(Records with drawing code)
════════════════
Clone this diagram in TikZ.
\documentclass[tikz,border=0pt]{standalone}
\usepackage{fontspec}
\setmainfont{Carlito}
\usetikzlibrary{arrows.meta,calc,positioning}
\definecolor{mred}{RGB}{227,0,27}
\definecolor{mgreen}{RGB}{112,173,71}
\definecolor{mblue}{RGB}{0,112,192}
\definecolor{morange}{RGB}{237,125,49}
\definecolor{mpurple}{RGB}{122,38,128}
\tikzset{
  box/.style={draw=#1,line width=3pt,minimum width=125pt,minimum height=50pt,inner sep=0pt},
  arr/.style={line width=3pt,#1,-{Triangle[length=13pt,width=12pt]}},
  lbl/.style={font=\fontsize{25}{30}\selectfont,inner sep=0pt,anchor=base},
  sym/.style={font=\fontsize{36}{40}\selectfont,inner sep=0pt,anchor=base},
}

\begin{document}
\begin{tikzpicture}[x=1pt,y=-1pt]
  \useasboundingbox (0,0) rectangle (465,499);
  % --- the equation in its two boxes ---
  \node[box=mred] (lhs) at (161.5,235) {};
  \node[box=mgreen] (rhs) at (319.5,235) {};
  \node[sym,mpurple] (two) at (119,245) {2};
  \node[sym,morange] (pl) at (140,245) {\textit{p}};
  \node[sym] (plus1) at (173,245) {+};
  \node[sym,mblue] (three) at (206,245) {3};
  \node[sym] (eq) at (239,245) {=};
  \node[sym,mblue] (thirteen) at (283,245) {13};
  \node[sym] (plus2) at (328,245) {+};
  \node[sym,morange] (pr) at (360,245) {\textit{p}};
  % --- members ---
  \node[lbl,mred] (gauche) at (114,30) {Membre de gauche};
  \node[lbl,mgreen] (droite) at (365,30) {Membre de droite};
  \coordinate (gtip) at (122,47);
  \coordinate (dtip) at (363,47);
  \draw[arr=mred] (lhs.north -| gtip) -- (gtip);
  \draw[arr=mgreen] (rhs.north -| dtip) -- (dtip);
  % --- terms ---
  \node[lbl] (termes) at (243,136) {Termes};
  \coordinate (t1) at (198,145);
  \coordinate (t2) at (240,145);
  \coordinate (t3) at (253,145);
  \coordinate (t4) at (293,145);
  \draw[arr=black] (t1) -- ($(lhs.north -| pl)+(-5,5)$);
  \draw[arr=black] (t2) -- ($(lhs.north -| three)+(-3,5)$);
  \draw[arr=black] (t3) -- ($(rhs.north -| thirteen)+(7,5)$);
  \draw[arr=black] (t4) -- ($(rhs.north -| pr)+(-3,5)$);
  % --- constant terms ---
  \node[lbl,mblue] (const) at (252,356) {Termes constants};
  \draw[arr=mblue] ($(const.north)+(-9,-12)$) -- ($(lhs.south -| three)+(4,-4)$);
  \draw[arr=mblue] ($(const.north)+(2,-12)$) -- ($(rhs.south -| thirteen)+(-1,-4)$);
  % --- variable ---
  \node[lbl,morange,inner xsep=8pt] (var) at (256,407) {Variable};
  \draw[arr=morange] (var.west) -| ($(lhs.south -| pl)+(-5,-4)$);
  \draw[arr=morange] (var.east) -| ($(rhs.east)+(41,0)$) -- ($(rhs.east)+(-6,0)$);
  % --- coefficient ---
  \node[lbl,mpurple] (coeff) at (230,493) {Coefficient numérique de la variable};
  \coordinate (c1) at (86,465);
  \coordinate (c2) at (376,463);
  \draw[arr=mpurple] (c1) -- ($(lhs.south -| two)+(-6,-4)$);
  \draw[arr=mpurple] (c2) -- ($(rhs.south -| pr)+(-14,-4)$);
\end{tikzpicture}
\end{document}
════════════════
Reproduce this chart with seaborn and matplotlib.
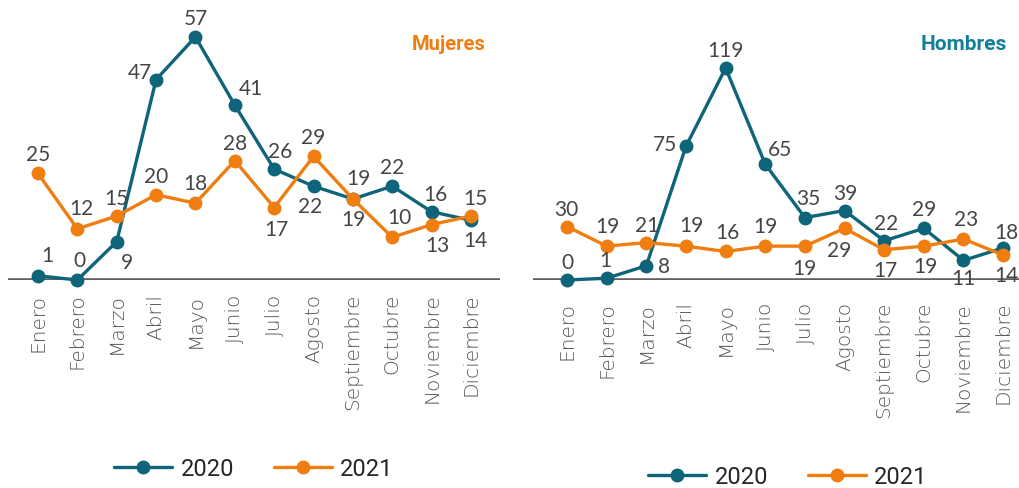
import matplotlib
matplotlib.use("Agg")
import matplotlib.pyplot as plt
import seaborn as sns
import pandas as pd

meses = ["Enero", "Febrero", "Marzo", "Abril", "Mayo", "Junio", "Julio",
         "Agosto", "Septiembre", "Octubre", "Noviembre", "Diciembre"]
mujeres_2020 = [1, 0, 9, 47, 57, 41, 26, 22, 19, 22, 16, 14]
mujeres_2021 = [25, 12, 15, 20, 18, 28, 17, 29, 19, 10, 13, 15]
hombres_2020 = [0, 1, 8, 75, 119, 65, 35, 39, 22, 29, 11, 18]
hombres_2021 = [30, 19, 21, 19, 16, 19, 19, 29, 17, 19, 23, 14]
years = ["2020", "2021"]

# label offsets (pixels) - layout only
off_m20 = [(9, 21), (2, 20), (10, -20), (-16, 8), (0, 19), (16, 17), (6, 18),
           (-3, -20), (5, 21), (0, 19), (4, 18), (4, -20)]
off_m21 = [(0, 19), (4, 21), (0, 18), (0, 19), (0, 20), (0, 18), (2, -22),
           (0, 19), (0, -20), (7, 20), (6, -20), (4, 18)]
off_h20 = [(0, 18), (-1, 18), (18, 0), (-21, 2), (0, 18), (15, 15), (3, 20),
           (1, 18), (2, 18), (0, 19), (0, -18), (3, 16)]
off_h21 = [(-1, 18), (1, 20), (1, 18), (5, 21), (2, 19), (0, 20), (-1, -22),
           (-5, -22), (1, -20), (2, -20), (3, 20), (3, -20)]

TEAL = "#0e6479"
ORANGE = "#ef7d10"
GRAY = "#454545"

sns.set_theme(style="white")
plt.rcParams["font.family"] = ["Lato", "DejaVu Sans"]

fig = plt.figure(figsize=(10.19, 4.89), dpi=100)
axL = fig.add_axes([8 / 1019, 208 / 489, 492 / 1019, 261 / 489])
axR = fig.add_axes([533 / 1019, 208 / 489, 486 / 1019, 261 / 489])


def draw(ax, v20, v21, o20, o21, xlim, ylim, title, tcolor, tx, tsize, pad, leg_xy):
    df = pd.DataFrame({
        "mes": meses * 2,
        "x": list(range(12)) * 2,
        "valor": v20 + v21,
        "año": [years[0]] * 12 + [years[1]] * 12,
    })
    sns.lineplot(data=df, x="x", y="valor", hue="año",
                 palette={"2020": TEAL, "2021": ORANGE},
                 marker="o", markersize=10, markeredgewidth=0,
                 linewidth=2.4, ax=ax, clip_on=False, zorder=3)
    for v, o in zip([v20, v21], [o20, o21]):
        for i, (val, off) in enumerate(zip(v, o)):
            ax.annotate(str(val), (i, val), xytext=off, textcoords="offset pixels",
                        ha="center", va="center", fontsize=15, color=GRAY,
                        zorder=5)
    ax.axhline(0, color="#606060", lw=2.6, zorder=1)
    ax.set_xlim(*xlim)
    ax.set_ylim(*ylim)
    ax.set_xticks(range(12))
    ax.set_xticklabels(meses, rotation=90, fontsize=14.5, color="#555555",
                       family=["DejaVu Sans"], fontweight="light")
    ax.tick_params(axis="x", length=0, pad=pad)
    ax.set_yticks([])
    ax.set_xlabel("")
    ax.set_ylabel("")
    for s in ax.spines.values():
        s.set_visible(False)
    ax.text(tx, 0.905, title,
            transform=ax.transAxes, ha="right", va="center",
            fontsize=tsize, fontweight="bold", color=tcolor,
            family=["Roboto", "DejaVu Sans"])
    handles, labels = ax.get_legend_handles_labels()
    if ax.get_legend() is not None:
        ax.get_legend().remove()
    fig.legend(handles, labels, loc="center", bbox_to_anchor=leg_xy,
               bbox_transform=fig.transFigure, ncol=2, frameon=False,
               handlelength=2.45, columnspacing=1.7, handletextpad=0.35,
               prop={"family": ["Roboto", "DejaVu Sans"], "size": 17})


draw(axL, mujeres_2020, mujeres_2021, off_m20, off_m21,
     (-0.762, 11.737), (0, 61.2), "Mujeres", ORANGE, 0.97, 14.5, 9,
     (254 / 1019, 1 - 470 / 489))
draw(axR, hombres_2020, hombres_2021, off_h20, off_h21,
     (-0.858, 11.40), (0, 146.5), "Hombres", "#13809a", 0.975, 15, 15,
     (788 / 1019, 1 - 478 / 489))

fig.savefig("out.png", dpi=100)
════════════════
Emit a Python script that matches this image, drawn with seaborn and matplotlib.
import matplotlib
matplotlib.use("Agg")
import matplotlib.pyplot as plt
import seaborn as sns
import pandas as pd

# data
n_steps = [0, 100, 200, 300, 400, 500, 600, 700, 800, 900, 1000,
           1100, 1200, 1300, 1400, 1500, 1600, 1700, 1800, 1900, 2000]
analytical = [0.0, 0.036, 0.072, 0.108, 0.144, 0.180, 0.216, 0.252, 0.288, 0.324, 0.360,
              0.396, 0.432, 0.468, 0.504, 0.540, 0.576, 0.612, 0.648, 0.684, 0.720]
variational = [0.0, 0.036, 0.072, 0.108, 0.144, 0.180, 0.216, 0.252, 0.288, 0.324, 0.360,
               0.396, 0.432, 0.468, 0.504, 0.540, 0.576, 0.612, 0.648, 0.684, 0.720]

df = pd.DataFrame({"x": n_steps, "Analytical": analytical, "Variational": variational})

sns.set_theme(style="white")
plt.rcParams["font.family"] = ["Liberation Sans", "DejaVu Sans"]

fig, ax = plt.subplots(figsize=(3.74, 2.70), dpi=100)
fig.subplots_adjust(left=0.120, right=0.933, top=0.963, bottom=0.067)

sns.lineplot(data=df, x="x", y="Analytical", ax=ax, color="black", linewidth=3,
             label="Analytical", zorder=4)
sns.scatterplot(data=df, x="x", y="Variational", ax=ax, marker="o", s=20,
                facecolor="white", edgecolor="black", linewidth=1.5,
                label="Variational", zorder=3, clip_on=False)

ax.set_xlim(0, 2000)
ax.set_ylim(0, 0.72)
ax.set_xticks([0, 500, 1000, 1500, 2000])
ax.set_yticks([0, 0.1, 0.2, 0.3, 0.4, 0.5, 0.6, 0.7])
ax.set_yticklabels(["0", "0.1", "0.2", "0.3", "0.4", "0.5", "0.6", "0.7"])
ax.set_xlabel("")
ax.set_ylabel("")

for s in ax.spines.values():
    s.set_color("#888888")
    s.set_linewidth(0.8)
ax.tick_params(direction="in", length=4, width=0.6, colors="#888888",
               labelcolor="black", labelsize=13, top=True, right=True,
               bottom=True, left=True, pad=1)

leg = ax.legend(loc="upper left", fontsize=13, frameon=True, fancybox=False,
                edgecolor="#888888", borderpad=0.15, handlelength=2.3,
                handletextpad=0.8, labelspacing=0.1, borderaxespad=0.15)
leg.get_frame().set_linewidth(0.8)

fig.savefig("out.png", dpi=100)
════════════════
→ **Exercise details**:
Search the data for the string "this" and copy each line where it appears.

→ **Expected answer**:
Clone this diagram in TikZ.
Reproduce this chart with seaborn and matplotlib.
Emit a Python script that matches this image, drawn with seaborn and matplotlib.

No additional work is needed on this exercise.